An dieser Stelle ein Blick ins Archiv – in eine Ausgabe von »analyse & kritik« aus dem Jahr 2013. Auch damals war im Wahlkampf von Gerechtigkeit die Rede. Anna Blume und Nick Sinakusch nahmen sich die Debatte vor und kamen zu einer ziemlich deutlichen Kritik: »Der Diskursstar Chancengerechtigkeit legitimiert jede Ungleichheit.« Die Gerechtigkeit sei »da angekommen, wo die Herrschaft sie haben will.

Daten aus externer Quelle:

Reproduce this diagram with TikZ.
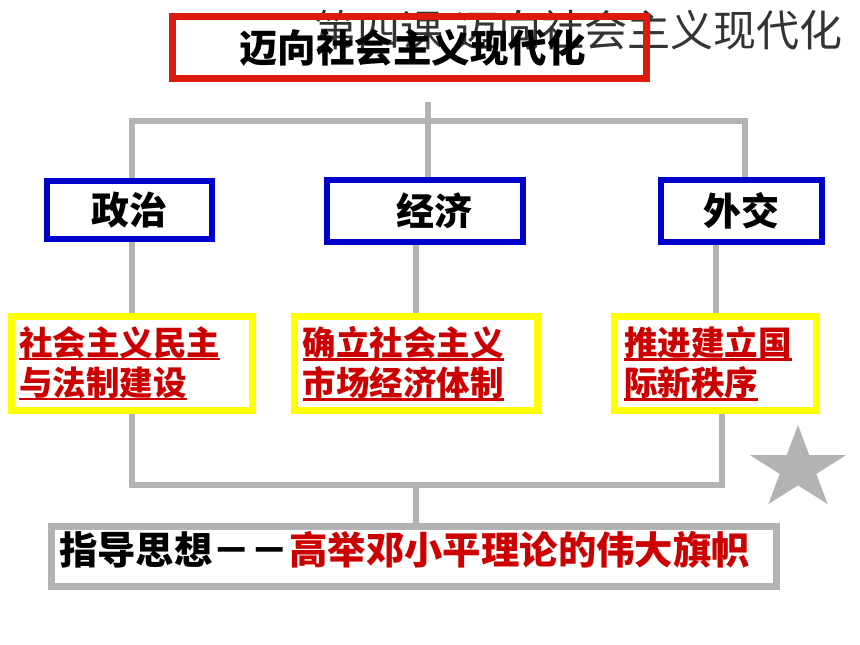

Erstens wird sie auf Abstand gebracht von der Idee der Gleichheit und aufgefächert in viele Einzelgerechtigkeiten, von der Anforderungs- über die Verteilungs- zur Generationen- und Chancengerechtigkeit. Zweitens wird klargestellt: Chancengerechtigkeit hat Vorfahrt. Und hier gilt: mehr Wirtschaftswachstum gleich mehr Chancen«, so damals »analyse & kritik«. Dass »immer mehr Ungleichheit entsteht«, gelte den meisten »als unvermeidbar (weil die Wirtschaft nun mal so ist) und zweitens als nützlich (Ungleichheit motiviert zum Aufstieg und zur Leistung).« Die Wirtschaft und wie sie funktioniere, bleibe »bei alledem unbehelligt.«

Das bringt uns zu Karl Marx und zu der Frage, ob sich in dessen Werk eine Theorie der Gerechtigkeit finden lässt? Der Philosoph Michael Quante hat dazu im »nd« ausführliche Gedanken angestellt: »Marx hat sich stets geweigert, den Kapitalismus moralisch zu kritisieren. Er hielt dies politisch für wirkungslos und die Grundlagen der modernen Moral für einen bloßen Ausdruck der entfremdeten kapitalistischen Gesellschaftsform«, schreibt er. Die Integration einer Gerechtigkeitstheorie in das Denken des Alten aus Trier sei aber sehr wohl möglich – sie »erfordert allerdings Revisionen der Marxschen Theorie. Deren ethischen Gehalt lässt sich als Anerkennungstheorie entfalten. Gerechtigkeitstheoretische Aspekte müssen wir dabei ohne seine Hilfe integrieren. Es kommt also darauf an, Marx nicht nur zu interpretieren«, so Quante.